[Exercise material]

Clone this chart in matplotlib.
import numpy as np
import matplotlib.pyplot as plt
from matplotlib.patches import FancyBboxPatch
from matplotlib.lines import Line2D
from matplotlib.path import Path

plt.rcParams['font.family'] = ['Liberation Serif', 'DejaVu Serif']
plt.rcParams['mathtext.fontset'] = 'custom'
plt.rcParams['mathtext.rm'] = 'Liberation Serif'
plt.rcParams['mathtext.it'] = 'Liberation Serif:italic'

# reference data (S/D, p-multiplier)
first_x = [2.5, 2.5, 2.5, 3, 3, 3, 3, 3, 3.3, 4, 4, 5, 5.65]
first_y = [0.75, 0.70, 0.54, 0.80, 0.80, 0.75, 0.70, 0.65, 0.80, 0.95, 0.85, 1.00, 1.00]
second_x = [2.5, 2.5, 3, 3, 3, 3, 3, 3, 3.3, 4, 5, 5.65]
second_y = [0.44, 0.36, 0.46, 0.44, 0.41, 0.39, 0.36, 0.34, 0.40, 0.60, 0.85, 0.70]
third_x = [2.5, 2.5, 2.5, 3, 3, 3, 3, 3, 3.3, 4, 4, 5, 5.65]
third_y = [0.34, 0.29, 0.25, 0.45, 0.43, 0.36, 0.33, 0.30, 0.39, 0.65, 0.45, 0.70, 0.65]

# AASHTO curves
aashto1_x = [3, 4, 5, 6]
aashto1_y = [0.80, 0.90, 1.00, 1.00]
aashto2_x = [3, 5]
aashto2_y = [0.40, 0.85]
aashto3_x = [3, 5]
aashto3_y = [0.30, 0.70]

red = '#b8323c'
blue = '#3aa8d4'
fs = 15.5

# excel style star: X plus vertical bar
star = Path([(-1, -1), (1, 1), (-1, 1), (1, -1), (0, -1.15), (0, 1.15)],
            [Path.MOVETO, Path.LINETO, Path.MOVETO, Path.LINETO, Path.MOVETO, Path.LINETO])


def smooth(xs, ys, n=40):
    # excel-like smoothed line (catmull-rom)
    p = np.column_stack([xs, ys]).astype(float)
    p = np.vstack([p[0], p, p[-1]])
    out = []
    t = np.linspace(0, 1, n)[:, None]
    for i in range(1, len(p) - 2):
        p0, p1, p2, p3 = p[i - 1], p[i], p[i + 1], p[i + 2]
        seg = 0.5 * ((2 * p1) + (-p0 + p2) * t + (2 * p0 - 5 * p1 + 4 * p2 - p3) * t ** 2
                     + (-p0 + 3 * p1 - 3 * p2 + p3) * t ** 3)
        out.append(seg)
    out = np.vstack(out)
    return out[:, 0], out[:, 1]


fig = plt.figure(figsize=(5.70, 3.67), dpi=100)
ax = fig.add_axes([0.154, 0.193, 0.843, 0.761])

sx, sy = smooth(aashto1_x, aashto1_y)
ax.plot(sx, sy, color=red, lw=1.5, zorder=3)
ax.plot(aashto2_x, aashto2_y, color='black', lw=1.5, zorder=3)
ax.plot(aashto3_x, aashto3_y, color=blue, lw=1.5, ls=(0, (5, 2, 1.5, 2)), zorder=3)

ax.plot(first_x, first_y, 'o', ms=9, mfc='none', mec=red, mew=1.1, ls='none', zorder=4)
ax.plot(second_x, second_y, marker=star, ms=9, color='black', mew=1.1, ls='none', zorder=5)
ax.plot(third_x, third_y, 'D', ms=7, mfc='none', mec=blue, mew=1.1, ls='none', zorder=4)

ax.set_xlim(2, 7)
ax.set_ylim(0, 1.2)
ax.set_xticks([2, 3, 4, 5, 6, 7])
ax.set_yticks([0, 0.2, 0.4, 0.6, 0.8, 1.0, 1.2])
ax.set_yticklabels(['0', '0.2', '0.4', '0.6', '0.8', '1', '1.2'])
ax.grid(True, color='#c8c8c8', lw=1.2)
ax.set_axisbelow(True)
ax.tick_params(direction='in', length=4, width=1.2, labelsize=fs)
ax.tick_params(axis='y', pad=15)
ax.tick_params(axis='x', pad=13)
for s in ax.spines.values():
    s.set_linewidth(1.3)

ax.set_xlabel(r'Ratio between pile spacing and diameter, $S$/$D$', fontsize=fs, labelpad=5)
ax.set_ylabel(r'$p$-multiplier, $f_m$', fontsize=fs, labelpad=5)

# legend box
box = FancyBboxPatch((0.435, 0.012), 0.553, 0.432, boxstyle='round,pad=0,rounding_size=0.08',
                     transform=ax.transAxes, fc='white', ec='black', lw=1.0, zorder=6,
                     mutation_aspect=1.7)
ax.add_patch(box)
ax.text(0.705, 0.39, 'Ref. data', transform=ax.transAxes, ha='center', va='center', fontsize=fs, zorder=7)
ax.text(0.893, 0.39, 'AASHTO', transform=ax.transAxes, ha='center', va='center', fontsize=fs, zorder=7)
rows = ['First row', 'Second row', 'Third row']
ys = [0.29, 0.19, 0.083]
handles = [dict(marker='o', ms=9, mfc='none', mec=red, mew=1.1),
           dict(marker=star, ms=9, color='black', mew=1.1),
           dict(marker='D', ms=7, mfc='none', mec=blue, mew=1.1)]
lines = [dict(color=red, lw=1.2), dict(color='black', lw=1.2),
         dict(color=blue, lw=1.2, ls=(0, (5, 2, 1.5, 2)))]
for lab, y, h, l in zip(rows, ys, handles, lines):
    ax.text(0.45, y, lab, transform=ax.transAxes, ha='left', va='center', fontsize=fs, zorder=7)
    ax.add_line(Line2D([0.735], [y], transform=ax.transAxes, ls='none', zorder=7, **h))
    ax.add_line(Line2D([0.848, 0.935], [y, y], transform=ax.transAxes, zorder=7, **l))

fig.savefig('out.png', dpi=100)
--
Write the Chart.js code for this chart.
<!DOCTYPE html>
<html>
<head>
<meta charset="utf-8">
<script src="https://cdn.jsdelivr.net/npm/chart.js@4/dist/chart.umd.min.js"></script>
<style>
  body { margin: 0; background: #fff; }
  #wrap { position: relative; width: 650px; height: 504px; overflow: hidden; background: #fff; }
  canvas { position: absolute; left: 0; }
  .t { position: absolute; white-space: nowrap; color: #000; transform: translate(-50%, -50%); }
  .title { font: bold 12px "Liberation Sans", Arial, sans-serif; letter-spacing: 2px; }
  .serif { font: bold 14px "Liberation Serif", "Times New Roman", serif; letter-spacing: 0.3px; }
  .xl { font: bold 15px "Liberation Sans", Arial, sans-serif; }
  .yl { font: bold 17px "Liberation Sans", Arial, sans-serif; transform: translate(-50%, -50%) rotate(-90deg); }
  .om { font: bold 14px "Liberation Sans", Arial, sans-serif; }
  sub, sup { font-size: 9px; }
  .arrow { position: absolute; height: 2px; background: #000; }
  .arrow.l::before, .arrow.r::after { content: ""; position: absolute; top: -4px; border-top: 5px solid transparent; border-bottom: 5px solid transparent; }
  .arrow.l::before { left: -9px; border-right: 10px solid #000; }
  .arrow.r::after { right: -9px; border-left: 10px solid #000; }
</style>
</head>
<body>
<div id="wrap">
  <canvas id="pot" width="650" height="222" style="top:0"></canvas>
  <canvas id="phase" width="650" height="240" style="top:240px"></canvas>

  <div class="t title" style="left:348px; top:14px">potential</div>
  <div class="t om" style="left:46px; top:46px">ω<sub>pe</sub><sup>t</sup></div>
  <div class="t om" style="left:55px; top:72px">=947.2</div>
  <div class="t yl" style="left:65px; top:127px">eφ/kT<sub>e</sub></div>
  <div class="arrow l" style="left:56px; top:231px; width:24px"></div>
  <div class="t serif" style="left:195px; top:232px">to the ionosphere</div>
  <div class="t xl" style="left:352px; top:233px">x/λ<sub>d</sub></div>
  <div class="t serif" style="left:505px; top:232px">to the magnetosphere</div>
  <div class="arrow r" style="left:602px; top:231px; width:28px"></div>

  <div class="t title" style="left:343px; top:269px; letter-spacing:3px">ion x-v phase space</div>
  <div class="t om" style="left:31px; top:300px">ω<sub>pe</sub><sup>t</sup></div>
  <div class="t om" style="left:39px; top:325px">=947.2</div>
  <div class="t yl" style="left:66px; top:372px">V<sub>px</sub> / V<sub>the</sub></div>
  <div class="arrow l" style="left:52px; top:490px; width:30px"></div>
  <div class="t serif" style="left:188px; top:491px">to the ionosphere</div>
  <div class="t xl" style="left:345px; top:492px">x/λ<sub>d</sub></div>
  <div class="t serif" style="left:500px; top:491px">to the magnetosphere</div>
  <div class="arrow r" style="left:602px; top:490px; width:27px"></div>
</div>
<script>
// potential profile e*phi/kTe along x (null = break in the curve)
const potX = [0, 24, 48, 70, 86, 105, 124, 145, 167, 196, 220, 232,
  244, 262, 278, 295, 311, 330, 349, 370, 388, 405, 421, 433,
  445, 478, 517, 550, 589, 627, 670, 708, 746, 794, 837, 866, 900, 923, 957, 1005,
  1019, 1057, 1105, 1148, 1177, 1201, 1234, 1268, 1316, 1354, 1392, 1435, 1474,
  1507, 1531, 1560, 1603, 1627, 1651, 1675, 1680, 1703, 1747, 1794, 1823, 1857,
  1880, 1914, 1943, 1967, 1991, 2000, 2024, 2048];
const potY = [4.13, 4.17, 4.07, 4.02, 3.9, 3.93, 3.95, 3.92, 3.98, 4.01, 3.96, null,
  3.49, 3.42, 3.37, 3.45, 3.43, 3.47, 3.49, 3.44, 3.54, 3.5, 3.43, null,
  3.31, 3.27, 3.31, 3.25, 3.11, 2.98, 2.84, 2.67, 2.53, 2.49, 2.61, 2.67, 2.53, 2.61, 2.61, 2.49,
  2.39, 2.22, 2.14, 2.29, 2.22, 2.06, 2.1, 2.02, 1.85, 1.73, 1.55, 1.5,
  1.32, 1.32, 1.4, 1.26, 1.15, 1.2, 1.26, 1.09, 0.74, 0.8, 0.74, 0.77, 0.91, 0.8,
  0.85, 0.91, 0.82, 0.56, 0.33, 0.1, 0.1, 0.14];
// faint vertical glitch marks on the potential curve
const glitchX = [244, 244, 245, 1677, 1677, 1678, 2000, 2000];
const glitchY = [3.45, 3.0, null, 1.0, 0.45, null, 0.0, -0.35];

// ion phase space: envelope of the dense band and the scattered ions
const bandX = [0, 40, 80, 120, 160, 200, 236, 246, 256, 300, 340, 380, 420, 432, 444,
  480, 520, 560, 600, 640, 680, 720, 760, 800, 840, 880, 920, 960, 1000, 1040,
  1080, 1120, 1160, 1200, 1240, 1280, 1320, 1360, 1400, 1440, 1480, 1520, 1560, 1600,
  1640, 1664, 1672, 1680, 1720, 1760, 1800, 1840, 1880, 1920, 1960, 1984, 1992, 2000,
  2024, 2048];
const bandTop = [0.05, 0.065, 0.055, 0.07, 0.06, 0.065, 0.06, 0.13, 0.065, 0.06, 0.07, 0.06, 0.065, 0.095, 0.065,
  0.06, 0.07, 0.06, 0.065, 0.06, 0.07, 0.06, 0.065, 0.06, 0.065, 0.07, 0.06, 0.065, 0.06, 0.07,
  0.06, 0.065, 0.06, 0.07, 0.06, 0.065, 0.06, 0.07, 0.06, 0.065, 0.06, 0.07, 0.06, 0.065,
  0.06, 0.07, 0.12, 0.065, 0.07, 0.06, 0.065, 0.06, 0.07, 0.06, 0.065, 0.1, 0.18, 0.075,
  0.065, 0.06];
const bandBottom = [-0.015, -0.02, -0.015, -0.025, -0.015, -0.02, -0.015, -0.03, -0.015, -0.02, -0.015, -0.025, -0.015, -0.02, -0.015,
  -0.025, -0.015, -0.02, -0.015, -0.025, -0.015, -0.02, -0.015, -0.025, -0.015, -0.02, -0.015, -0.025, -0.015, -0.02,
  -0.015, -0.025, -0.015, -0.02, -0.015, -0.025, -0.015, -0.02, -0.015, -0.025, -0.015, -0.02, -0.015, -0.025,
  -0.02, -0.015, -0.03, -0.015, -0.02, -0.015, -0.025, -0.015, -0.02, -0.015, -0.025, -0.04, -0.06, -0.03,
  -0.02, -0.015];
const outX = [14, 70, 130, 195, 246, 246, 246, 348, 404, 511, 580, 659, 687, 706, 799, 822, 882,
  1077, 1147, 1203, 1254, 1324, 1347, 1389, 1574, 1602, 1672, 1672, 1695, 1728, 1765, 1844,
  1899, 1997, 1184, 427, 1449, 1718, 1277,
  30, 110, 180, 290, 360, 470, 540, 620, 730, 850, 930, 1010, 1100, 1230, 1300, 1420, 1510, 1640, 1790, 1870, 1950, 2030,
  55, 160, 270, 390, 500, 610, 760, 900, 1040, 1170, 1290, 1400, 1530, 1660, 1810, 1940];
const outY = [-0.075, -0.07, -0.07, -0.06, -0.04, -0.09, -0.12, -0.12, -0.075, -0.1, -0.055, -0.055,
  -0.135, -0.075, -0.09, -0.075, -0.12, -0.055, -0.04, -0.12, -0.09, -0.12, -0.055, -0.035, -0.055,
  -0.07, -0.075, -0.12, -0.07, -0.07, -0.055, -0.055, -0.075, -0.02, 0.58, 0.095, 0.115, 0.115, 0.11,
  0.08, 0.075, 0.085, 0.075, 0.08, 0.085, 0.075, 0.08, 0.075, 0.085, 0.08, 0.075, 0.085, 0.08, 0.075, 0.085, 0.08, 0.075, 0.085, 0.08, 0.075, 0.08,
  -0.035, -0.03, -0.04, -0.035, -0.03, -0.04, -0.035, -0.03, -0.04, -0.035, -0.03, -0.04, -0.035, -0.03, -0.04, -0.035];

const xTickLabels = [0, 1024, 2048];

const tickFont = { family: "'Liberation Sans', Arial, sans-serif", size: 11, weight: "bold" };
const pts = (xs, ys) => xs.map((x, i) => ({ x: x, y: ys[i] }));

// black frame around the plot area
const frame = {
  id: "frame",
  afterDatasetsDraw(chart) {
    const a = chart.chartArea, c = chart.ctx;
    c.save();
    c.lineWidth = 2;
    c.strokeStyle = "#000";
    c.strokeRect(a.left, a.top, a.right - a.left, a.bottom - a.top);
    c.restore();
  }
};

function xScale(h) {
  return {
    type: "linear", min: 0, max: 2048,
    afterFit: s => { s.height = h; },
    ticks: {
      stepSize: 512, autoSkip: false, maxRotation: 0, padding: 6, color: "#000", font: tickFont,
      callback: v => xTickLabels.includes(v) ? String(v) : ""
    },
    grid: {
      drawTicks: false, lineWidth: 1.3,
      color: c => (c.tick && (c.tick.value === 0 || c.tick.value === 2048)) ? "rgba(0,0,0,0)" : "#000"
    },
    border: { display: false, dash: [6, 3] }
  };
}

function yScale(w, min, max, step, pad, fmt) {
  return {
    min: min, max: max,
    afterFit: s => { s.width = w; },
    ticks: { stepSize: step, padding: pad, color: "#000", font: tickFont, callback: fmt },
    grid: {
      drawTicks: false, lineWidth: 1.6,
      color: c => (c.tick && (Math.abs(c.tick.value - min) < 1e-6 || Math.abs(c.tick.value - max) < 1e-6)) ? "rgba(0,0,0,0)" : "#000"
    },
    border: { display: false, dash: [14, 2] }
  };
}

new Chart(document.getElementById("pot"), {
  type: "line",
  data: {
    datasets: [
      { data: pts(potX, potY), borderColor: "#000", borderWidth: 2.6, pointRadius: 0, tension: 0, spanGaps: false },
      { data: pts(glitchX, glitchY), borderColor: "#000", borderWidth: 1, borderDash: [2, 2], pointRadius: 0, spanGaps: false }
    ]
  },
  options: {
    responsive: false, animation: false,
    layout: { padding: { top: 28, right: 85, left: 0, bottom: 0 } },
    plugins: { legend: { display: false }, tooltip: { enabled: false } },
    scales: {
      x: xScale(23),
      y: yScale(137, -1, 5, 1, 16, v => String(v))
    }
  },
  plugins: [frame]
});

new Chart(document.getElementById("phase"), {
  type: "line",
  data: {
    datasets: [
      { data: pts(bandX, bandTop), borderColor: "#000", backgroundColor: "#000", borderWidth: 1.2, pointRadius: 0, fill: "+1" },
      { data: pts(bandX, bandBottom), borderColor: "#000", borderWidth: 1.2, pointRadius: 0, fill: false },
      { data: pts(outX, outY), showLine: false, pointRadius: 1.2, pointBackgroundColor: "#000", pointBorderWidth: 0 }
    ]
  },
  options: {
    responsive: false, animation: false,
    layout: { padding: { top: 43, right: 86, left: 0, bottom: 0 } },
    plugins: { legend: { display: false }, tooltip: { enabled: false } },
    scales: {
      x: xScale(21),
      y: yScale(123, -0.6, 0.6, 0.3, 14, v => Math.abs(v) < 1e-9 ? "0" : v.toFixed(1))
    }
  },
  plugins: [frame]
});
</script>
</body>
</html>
--
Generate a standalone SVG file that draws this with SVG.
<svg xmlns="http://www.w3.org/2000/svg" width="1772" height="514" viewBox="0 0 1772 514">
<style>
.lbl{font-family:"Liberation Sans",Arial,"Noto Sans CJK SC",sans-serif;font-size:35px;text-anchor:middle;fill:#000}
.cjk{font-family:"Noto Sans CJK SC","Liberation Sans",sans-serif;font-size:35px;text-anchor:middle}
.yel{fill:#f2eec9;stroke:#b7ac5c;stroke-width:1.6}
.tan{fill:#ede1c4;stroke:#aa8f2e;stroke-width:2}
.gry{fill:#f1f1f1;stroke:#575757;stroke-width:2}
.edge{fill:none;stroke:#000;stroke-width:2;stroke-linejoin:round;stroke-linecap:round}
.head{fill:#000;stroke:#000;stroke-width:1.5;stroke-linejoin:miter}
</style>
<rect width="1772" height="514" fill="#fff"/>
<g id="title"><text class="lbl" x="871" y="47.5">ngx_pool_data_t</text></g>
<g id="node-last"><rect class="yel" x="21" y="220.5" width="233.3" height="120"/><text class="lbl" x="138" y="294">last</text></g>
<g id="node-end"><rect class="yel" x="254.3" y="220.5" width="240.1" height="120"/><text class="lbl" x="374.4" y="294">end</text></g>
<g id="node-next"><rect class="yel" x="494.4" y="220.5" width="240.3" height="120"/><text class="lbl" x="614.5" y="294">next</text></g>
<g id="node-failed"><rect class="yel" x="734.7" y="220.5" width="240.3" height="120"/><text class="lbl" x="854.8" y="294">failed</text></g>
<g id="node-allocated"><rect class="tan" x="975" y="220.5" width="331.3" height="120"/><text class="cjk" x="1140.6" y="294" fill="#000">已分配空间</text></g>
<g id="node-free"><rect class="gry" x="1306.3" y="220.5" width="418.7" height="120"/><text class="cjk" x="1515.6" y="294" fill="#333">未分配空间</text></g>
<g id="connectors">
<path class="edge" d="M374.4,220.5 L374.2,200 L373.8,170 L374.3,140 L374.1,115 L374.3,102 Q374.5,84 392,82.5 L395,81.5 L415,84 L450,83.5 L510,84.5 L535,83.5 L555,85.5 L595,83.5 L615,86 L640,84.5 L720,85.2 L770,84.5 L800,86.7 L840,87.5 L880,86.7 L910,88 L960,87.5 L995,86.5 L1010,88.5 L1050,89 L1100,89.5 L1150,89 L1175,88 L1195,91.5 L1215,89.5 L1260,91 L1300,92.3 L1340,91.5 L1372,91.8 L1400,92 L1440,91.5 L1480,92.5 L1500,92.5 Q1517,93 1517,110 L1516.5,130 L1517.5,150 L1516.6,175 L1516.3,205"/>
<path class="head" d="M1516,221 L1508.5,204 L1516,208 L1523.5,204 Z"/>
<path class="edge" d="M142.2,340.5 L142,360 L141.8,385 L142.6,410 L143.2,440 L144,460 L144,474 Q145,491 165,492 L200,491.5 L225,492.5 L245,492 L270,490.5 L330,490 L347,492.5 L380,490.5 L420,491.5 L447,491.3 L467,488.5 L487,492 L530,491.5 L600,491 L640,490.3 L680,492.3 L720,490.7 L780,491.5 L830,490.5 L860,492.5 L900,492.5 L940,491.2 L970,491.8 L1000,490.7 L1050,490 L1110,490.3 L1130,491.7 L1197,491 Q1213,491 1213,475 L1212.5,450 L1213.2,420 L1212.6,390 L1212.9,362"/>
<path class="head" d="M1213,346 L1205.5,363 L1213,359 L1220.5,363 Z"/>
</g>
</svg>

[Exercise prompt] Start with the line that contains "Clone this chart in matplotlib." and end with the line that contains "0.45, 0.70, 0.65]"; give those lines again exactly, and no others.

[Written answer]
Clone this chart in matplotlib.
import numpy as np
import matplotlib.pyplot as plt
from matplotlib.patches import FancyBboxPatch
from matplotlib.lines import Line2D
from matplotlib.path import Path

plt.rcParams['font.family'] = ['Liberation Serif', 'DejaVu Serif']
plt.rcParams['mathtext.fontset'] = 'custom'
plt.rcParams['mathtext.rm'] = 'Liberation Serif'
plt.rcParams['mathtext.it'] = 'Liberation Serif:italic'

# reference data (S/D, p-multiplier)
first_x = [2.5, 2.5, 2.5, 3, 3, 3, 3, 3, 3.3, 4, 4, 5, 5.65]
first_y = [0.75, 0.70, 0.54, 0.80, 0.80, 0.75, 0.70, 0.65, 0.80, 0.95, 0.85, 1.00, 1.00]
second_x = [2.5, 2.5, 3, 3, 3, 3, 3, 3, 3.3, 4, 5, 5.65]
second_y = [0.44, 0.36, 0.46, 0.44, 0.41, 0.39, 0.36, 0.34, 0.40, 0.60, 0.85, 0.70]
third_x = [2.5, 2.5, 2.5, 3, 3, 3, 3, 3, 3.3, 4, 4, 5, 5.65]
third_y = [0.34, 0.29, 0.25, 0.45, 0.43, 0.36, 0.33, 0.30, 0.39, 0.65, 0.45, 0.70, 0.65]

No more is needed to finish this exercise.